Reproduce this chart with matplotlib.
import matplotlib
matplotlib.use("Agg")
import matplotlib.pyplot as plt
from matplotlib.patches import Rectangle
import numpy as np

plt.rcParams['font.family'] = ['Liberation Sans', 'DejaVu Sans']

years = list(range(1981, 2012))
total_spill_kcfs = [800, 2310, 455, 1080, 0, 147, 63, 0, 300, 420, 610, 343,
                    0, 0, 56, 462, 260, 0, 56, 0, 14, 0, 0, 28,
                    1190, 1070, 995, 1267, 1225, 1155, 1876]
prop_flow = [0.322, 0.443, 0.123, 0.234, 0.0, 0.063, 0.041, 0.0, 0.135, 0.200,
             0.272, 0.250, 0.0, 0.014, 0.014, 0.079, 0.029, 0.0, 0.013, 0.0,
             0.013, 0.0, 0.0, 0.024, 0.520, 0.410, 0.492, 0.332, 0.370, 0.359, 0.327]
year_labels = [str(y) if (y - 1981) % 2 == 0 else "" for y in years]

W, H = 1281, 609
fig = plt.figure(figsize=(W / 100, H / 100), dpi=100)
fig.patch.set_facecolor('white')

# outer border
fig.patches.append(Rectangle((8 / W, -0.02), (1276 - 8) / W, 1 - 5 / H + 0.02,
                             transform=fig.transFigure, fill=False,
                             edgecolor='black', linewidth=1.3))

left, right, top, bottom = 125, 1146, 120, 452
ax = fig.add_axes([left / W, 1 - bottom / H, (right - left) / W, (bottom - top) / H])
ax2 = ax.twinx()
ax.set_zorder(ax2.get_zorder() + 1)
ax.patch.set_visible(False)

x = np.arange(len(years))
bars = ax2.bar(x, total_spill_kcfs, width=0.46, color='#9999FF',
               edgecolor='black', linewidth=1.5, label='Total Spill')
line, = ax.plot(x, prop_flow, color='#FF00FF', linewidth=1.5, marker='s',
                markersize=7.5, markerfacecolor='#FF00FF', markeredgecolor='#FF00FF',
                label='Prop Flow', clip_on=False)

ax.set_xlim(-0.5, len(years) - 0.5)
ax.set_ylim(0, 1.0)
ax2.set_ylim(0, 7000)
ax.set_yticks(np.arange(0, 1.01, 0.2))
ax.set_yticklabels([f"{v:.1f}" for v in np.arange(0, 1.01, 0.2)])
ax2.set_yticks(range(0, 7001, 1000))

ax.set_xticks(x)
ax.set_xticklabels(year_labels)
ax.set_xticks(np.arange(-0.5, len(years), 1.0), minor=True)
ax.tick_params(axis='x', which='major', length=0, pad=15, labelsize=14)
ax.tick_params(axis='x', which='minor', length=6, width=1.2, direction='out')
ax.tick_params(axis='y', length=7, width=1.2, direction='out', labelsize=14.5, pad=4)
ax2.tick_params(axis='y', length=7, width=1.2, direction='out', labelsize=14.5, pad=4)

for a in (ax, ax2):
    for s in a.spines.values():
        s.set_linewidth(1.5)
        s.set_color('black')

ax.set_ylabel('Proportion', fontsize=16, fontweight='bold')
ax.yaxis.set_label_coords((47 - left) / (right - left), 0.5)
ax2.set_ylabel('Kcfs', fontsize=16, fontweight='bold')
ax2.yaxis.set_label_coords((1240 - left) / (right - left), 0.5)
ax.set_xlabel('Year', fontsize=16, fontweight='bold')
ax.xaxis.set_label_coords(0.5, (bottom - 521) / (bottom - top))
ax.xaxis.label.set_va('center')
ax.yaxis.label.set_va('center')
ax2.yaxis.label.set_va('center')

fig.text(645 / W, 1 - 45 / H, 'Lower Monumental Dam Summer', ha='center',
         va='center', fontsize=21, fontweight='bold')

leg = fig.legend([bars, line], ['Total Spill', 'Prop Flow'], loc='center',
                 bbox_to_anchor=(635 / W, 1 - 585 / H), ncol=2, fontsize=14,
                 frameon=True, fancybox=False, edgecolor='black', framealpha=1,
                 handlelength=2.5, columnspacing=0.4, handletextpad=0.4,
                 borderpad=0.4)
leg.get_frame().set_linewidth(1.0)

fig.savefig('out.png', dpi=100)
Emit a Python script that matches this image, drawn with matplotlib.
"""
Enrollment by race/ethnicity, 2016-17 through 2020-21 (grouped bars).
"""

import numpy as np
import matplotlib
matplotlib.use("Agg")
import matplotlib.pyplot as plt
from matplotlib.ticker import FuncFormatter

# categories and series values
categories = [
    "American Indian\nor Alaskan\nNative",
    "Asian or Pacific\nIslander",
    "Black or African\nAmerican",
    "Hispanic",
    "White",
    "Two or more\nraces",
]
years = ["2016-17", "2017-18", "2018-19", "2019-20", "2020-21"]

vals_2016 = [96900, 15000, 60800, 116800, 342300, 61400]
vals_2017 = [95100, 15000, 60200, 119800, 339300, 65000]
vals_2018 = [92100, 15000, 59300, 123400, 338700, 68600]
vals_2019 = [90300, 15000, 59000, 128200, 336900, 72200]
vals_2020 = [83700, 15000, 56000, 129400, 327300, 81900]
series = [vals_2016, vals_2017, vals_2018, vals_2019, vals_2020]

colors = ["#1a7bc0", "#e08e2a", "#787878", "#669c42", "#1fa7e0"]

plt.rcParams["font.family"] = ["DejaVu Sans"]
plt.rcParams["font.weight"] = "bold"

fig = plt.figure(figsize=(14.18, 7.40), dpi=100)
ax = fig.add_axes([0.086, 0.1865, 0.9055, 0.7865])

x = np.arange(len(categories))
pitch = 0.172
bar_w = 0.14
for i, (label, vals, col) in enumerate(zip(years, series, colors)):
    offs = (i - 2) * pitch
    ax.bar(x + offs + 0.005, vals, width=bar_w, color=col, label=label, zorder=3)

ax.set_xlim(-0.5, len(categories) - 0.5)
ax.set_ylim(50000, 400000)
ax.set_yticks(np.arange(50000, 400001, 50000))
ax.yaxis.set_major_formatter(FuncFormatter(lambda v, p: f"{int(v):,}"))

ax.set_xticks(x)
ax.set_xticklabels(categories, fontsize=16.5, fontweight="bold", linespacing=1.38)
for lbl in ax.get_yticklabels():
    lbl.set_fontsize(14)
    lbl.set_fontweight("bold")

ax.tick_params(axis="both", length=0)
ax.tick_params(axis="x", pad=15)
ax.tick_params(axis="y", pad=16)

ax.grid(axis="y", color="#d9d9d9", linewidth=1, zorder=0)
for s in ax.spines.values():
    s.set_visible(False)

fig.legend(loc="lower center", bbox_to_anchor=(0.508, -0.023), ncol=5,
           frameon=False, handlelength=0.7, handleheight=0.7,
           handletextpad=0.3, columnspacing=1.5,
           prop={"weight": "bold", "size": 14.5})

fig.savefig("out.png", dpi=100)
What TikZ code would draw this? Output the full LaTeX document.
• • • • •
EXERCISE: Reproduce exactly, please, only the lines from the start of the data above to the line that contains "plt.rcParams['font.family'] = ['Liberation", with both ends kept.

EXERCISE OUTPUT:
Reproduce this chart with matplotlib.
import matplotlib
matplotlib.use("Agg")
import matplotlib.pyplot as plt
from matplotlib.patches import Rectangle
import numpy as np

plt.rcParams['font.family'] = ['Liberation Sans', 'DejaVu Sans']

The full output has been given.